In 2012 we spent $105,587.27 in salaries for developers and our costs for administration and taxes was $77,602.43. We earned $92,300.00 from our Live Data Feed and $6,450.00 from Creative Commons licensed data for a total of $98,750, which remains nearly unchanged from last year. Our end user donations via PayPal come to $9,374.94, which is down from last year's $14,851.60 -- the drop was due to us not holding a specific fundraiser in 2012. Large donations added up to $71,954.40, including $40,000 from Google, $20,000 from AOL and $7,821.59 from an anonymous record label.
In 2012 our traffic continued to grow beyond our means of honoring all of the requests made of us. In early 2012 we started throttling some very demanding client applications and throughout 2012 continued to tweak our traffic shaping in an effort to make MusicBrainz as available to as many people as possible:
This traffic graph conveys only the requests that MusicBrainz served from its servers.

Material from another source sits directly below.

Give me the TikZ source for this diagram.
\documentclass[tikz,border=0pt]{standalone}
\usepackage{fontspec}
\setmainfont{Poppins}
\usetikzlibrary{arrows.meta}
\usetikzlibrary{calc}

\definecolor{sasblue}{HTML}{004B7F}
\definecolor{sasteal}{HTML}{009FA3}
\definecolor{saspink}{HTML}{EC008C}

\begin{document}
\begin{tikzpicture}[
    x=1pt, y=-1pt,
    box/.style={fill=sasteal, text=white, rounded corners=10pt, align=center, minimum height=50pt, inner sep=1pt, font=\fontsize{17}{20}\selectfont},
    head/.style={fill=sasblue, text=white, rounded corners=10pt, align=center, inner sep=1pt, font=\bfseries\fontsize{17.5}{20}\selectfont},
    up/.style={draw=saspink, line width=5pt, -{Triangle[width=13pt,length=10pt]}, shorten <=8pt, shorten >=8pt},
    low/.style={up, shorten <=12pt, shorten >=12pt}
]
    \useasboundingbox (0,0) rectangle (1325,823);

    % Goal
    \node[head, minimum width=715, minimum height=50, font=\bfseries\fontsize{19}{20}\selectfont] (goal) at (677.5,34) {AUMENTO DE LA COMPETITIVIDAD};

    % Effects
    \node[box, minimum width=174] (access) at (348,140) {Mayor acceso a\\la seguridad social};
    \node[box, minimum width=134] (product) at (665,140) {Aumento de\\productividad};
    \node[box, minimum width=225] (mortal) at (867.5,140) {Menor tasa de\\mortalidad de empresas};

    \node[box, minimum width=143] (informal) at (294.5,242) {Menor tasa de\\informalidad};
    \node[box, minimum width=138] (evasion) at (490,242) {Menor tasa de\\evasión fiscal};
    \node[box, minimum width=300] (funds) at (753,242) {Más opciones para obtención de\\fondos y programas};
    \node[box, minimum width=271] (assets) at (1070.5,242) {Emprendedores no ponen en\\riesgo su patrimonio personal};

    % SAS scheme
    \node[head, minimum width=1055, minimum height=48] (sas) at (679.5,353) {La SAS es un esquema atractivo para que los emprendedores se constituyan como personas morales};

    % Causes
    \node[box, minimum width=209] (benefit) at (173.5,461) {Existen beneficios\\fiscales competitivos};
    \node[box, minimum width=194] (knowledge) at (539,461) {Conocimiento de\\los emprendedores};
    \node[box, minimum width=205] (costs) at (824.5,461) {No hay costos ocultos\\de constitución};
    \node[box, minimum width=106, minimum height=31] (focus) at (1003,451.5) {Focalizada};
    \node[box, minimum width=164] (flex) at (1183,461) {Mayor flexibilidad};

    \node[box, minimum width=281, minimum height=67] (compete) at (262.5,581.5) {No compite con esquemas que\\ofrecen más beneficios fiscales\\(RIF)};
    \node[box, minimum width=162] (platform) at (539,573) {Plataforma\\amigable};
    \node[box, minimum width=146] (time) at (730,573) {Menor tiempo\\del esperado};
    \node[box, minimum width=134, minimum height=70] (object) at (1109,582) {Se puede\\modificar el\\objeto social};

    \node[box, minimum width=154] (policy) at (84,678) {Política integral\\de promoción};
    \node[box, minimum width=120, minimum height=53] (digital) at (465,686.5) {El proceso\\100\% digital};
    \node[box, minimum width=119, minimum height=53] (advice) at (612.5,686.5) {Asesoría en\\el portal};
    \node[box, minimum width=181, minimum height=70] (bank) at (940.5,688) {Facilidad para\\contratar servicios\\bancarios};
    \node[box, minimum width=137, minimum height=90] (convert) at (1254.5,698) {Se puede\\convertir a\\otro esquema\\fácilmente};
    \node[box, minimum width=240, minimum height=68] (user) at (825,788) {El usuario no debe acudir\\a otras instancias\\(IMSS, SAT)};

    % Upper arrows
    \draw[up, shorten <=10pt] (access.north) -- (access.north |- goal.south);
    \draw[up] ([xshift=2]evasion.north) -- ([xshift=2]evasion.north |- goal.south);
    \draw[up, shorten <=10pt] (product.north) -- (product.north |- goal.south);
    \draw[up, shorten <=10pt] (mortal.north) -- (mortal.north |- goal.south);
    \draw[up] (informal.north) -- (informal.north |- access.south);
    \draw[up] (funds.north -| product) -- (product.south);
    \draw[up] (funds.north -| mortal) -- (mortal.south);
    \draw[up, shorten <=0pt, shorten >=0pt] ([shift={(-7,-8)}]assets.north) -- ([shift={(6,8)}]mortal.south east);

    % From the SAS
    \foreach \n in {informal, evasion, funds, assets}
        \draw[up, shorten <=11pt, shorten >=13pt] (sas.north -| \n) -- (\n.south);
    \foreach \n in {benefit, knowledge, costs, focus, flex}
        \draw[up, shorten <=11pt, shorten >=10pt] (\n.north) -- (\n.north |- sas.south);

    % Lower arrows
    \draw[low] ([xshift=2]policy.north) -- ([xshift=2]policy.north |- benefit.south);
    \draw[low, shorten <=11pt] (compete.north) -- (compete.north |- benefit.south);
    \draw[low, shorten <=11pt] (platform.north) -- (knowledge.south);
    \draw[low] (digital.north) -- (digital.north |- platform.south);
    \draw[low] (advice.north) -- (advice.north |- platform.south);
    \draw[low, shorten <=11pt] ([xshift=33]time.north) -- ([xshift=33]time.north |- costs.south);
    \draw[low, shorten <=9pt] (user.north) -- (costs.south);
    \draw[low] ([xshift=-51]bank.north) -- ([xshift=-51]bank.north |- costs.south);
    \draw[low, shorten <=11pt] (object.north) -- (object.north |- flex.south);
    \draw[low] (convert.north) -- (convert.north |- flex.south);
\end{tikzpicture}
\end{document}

However, VLC set up its own MusicBrainz installation, the MusicBrainz Virtual machine allows anyone to have their own complete copy of MusicBrainz running on their own hardware and quite a few companies have their own MusicBrainz setup. Considering how many installations of MusicBrainz exist in the world, the total number of hits that were served is much greater than what is shown in this graph. Sadly, we have no way of knowing how many total MusicBrainz requests were handled in total in 2012, but we know its considerably more than the 5 billion hits we served from our server farm.
In 2012, 20,540 editors made a total of 4,249,916 edits. The total number of editors is down from 23,637 in 2011, but the total number of edits has nearly doubled over the the 2,247,150 value from 2011. In 2012 the number of bots making changes to our database increased, but by far the largest share of the work of editing MusicBrainz is still done by our community of editors. One more year down and still, MusicBrainz would be nothing without its editors! Thank you for another stellar year of editing!
At the end of 2012, MusicBrainz had 17 machines in service. From the top, going down:
- rika: User sandbox machine (mbsandbox.org)
- lolo: An extra front end web server
- scooby: ftp, system statistics, blog
- pino: MetaBrainz, MusicBrainz Classic, Cover Art Archive
- baron: Database failover server
- stimpy: off
- dexter: off
- cartman: Classic search server, index builder
- wiley: New catch all server: SVN, git, jira, wiki, trac, mail, backups
- Gir: network router (not visible)
- lenny/carl: Redundant network gateways
- tails: off currently
- asterix: web server
- astro: web server
- roobarb: search server
- pingu: web server
- dora: search server, memcached server
- totoro: database server
Not shown: Hobbes, continuous integration (jenkins), replicated search indexes
Throughout 2012 we retired old machines and deployed new machines from our large hardware donation at the end of 2011. MusicBrainz uses 8.91mbits of bandwidth per second on average (1.34 inbound, 7.32M outbound) and draws 29 Amps of current for a power consumption of about 3,190 Watts. MusicBrainz physically occupies 20Us of space (half of a rack) at Digital West in San Luis Obispo, CA.
Words of appreciation
Many thanks to our editors, voters, peer reviewers, bug watchers and other members of our community -- without you MusicBrainz would not be what it is today!
We'd like to also thank our developers that pushed out dozens of releases of the site, Picard and our numerous developer libraries. All of your work is critical to enabling the MusicBrainz community to do its job.
We'd also like to thank our awesome Board of Directors, Brewster Kahle and Internet Archive, all of the donors who contributed money and all of our customers. In particular we'd like to thank Google, AOL and an anonymous record label for the large donations made in 2012. These large contributions allow us to carry on with our goal of making the MusicBrainz the most comprehensive music encyclopedia out there!
Thank you to everyone who contributed in 2012!